Animal lovers are up in arms in Yukon since the city just updated its animal ordinance for the first time in 22 years.
The Yukon City Council says the ordinance will help cut down on feral animals roaming the city, destroying people's property. But feral cat lovers say the rules are unfair and unclear.
For years, Jody Harlan of the Oklahoma Pet Rescue Network has fed and taken in feral cats in Yukon. She's not in favor of the city's ordinance No. 1287, which would stop people from feeding feral animals.
"When I saw that, I was pretty upset because I have a commitment to these cats. They're not wild like a possum or raccoon. They depend on me and my other friends who do the same thing," said Harlan. "The volunteers who do this, do this at their own expense so we feel like we're helping the city."
The city says the new rules would protect residents from feral animals that are unsafe and destroy property.
"The situation that we had was they were surreptitiously dumping cat food just any place that they could find feral cats in this particular place," said Yukon City Manager Grayson Bottom. "And they certainly were destructive to the property tearing up all kinds of flower beds and fences, they are wild and some could have a disease."
The ordinance allows people to feed feral animals only on property where they have permission. Anyone caught breaking the law repeatedly could be fined up to $500 with a mandatory court appearance.

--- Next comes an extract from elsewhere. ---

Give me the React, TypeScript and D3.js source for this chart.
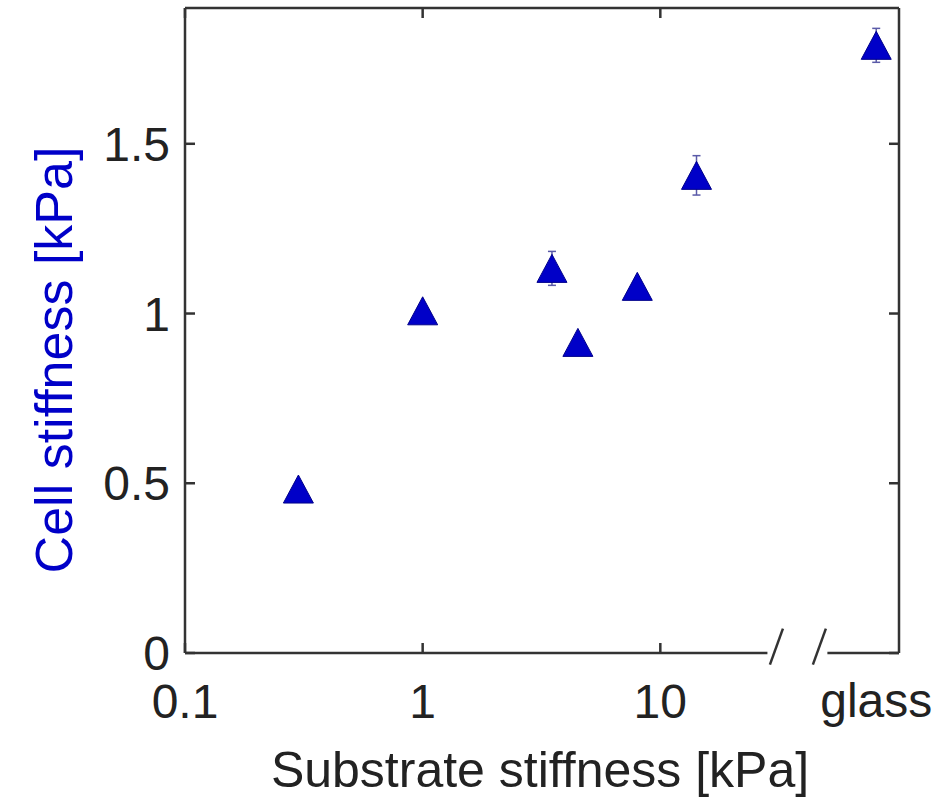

"It's just a situation that needed to be brought under control," said Grayson. "And they're upset about that. I'm sorry they're upset, but the city manager is charged with upholding the laws of the city, and that's what I intend to do."
The city has met with feral cat supporters before even drafting the ordinance. Harlan and a group of more than 30 feral cat lovers say they just want a successful trap-neuter-return program included in the law.
"I think some parts of the ordinance are great and help stop animal cruelty, and we've tried talking to city council members before, but seems like none of our suggestions were considered," said Harlan. "Because the real problem's not the cats, it's not the volunteers who want to trap and neuter them and feed them at our expense, it's irresponsible people."
Yukon City Council meets on Tuesday when they'll consider approving rules and regulations governing Feral Cat Communities.